Süddeutsche Zeitung

Ältester Termitenbau der Welt:Bauzeit: zwei Jahrtausende

Nicht nur Menschen brauchen ewig für Großprojekte: In Zentralafrika haben Forscher einen 2200 Jahre alten Termitenhügel gefunden. Jahrhundertelang machten die Insekten Pause auf der Baustelle.

Von Jan Hellmut Schwenkenbecher

Wer schon einmal vor einem Termitenhügel stand, weiß, wie eindrucksvoll diese Bauten sind. Mehr als zehn Meter hoch errichten die Termiten ihre Behausungen, ein Durchmesser von 15 Metern ist keine Seltenheit. Wie alt die Strukturen werden können, war jedoch lange unklar. Nun haben belgische Forscher in Zentralafrika einen Hügel gefunden, mit dessen Bau vor 2200 Jahren begonnen wurde. Er sei damit der älteste untersuchte Termitenbau der Welt, schreiben die Forscher im Fachmagazin Palaeogeography, Palaeoclimatology, Palaeoecology.

Das Bauwerk steht in den Miombo-Wäldern in der Demokratischen Republik Kongo, der Landstrich ist für seine vielen Termitenhügel bekannt. Sie sind dort im Schnitt fünf Meter hoch und haben einen Durchmesser von knapp 15 Metern. Die Forscher um Hans Erens von der Universität Gent suchten sich in der Nähe der Stadt Lubumbashi im Süden des Landes je zwei sechs Meter hohe und zwei dreieinhalb Meter hohe Hügel. In je einem großen und einem kleinen Bau lebten noch Termiten, die anderen beiden waren verlassen.

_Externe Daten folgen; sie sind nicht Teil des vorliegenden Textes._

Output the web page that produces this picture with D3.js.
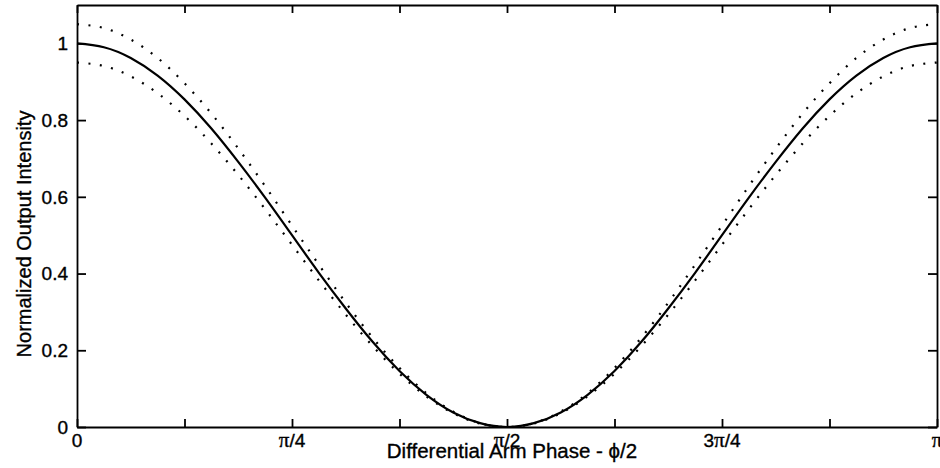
<!DOCTYPE html>
<html>
<head>
<meta charset="utf-8">
<title>Normalized Output Intensity</title>
<style>
  body { margin: 0; background: #fff; }
  svg { display: block; }
  text { font-family: 'Liberation Sans', Arial, sans-serif; fill: #000; stroke: #000; stroke-width: 0.35px; }
  .axis path, .axis line { stroke: #000; stroke-width: 1.8px; }
</style>
</head>
<body>
<div id="chart"></div>
<script src="https://d3js.org/d3.v7.min.js"></script>
<script>

// phase samples, in units of pi (0 .. 1, steps of 1/32)
var phase = [0, 0.03125, 0.0625, 0.09375, 0.125, 0.15625, 0.1875, 0.21875, 0.25,
             0.28125, 0.3125, 0.34375, 0.375, 0.40625, 0.4375, 0.46875, 0.5,
             0.53125, 0.5625, 0.59375, 0.625, 0.65625, 0.6875, 0.71875, 0.75,
             0.78125, 0.8125, 0.84375, 0.875, 0.90625, 0.9375, 0.96875, 1];

// solid curve
var intensity = [1.000, 0.990, 0.962, 0.916, 0.854, 0.778, 0.691, 0.598, 0.500,
                 0.402, 0.309, 0.222, 0.146, 0.084, 0.038, 0.010, 0.000,
                 0.010, 0.038, 0.084, 0.146, 0.222, 0.309, 0.402, 0.500,
                 0.598, 0.691, 0.778, 0.854, 0.916, 0.962, 0.990, 1.000];

// dotted bounds
var upper = [1.050, 1.040, 1.010, 0.962, 0.896, 0.817, 0.726, 0.628, 0.525,
             0.423, 0.324, 0.233, 0.154, 0.088, 0.040, 0.010, 0.000,
             0.010, 0.040, 0.088, 0.154, 0.233, 0.324, 0.423, 0.525,
             0.628, 0.726, 0.817, 0.896, 0.962, 1.010, 1.040, 1.050];
var lower = [0.950, 0.941, 0.914, 0.870, 0.811, 0.739, 0.657, 0.568, 0.475,
             0.382, 0.293, 0.211, 0.139, 0.080, 0.036, 0.009, 0.000,
             0.009, 0.036, 0.080, 0.139, 0.211, 0.293, 0.382, 0.475,
             0.568, 0.657, 0.739, 0.811, 0.870, 0.914, 0.941, 0.950];

var xTicks  = [0, 0.125, 0.25, 0.375, 0.5, 0.625, 0.75, 0.875, 1];
var xLabels = ["0", "", "π/4", "", "π/2", "", "3π/4", "", "π"];
var yTicks  = [0, 0.2, 0.4, 0.6, 0.8, 1];

var margin = {top: 5, right: 3, bottom: 41, left: 77},
    W = 940, H = 468,
    width  = W - margin.left - margin.right,
    height = H - margin.top - margin.bottom;

var svg = d3.select("#chart").append("svg")
    .attr("width", W)
    .attr("height", H);

var g = svg.append("g")
    .attr("transform", "translate(" + margin.left + "," + margin.top + ")");

var x = d3.scaleLinear().domain([0, 1]).range([0, width]);
var y = d3.scaleLinear().domain([0, 1.1]).range([height, 0]);

// axes, ticks pointing inwards (matlab style)
g.append("g").attr("class", "axis")
    .attr("transform", "translate(0," + height + ")")
    .call(d3.axisBottom(x).tickValues(xTicks).tickSize(-8).tickSizeOuter(0).tickFormat(""));
g.append("g").attr("class", "axis")
    .call(d3.axisTop(x).tickValues(xTicks).tickSize(-8).tickSizeOuter(0).tickFormat(""));
g.append("g").attr("class", "axis")
    .call(d3.axisLeft(y).tickValues(yTicks).tickSize(-9).tickSizeOuter(0).tickFormat(""));
g.append("g").attr("class", "axis")
    .attr("transform", "translate(" + width + ",0)")
    .call(d3.axisRight(y).tickValues(yTicks).tickSize(-9).tickSizeOuter(0).tickFormat(""));

// y tick labels
g.selectAll(".ylab")
    .data(yTicks)
    .enter().append("text")
    .attr("class", "ylab")
    .attr("x", -9)
    .attr("y", function(d){ return y(d); })
    .attr("dy", "0.36em")
    .attr("text-anchor", "end")
    .style("font-size", "19px")
    .text(function(d){ return d === 0 || d === 1 ? String(d) : d3.format(".1f")(d); });

// x tick labels, pi in serif
var xl = g.selectAll(".xlab")
    .data(xTicks.map(function(d, i){ return {v: d, t: xLabels[i]}; }).filter(function(d){ return d.t; }))
    .enter().append("text")
    .attr("class", "xlab")
    .attr("x", function(d){ return x(d.v); })
    .attr("y", height + 20)
    .attr("text-anchor", "middle")
    .style("font-size", "19px");
xl.each(function(d){
    var t = d3.select(this);
    d.t.split(/(π)/).forEach(function(s){
        if (!s) return;
        var sp = t.append("tspan").text(s);
        if (s === "π") sp.style("font-family", "'Liberation Serif', 'Times New Roman', serif").style("font-size", "21px");
    });
});

// curves
var pts = function(vals){ return phase.map(function(p, i){ return [p, vals[i]]; }); };
var line = d3.line()
    .x(function(d){ return x(d[0]); })
    .y(function(d){ return y(d[1]); })
    .curve(d3.curveNatural);

[upper, lower].forEach(function(vals){
    g.append("path")
        .attr("d", line(pts(vals)))
        .attr("fill", "none")
        .attr("stroke", "#000")
        .attr("stroke-width", 2.2)
        .attr("stroke-dasharray", "2 9.5");
});

g.append("path")
    .attr("d", line(pts(intensity)))
    .attr("fill", "none")
    .attr("stroke", "#000")
    .attr("stroke-width", 2.2);

// axis titles
svg.append("text")
    .attr("x", 512)
    .attr("y", 458)
    .attr("text-anchor", "middle")
    .style("font-size", "20.5px")
    .text("Differential Arm Phase - \u03D5/2");

svg.append("text")
    .attr("transform", "translate(31,234) rotate(-90)")
    .attr("text-anchor", "middle")
    .style("font-size", "20px")
    .text("Normalized Output Intensity");

</script>
</body>
</html>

Mit einem Bulldozer schoben die Wissenschaftler die Hälfte der Hügel beiseite, um an den Kern zu gelangen. Dort nahmen sie entlang der senkrechten Achse alle 50 Zentimeter eine Materialprobe. Die Hügel bestehen vor allem aus zerkautem Pflanzenmaterial und Erde, als Bindemittel verwenden die Termiten ihren Speichel.

Die Proben untersuchten die Forscher anschließend mittels Radio-Karbon-Datierung. Bei dieser Methode wird die Anzahl der 14C-Atome, einer Variante des Kohlenstoffs, im Organismus gemessen. Anschließend sind Rückschlüsse auf das Alter möglich. Pflanzen nehmen die Atome über die Fotosynthese auf; sobald sie geerntet oder wie hier verbaut werden, sinkt der 14C Anteil, da der Stoffwechsel zum Erliegen kommt.

Jahrhundertelang standen die Bauarbeiten still

So fanden die Wissenschaftler heraus, dass der unterste Teil des großen unbewohnten Hügels zwischen 2335 und 2119 Jahre alt ist - der älteste untersuchte Termitenhügel. Weiter zeigten die Daten, dass der Termitenhügel nach oben hin immer jünger wird: Auf einer Höhe von 1,50 Meter ist er noch rund 1500 Jahre alt, bei 3,50m sind es immerhin noch rund 650 Jahre.

Diese Zahlen sind nicht durch das gemütliche Bautempo der Termiten zu erklären, denn teilweise wurden die Hügel über Hunderte von Jahren gar nicht weitergebaut. Über die Zeit verlassen die Kolonien ihre Bauten, Termitenhügel stehen dann leer. Irgendwann werden die Bauten dann aber von anderen Kolonien neu bezogen. Dabei bauen sie dann lieber oben an, statt das bestehende Gebilde zu renovieren. Die Termitenhügel sind somit Dauerbauprojekte, die über lange Zeit entstehen und, wie die Wissenschaftler nun zeigten, sogar über Tausende von Jahren andauern.

"Der Fund zeigt, dass die Hügel sehr stabile Bauwerke sind", so Hans Erens, Erstautor der Studie, "da sie den erosiven Kräften von tropischen Regenstürmen widerstehen." Dabei ist das Alter für die Forscher gar nicht der beeindruckendste Aspekt. Die spannendste Erkenntnis sei, "dass die Hügel ungleichmäßig wachsen", sagt Erens.

Dabei hängt das Bautempo der Insekten stark von der Temperatur ab: Der Vergleich mit Klimadaten, die am angrenzenden Tanganjikasee gewonnen wurden, belegte, dass die Termiten schneller und größer bauten, wenn es wärmer war. Umgekehrt kam der Bau in kälteren Zeiten ganz zum Erliegen. Die Forscher hoffen so, in Zukunft per Termitenhügel-Analyse Rückschlüsse auf das Klima ziehen zu können.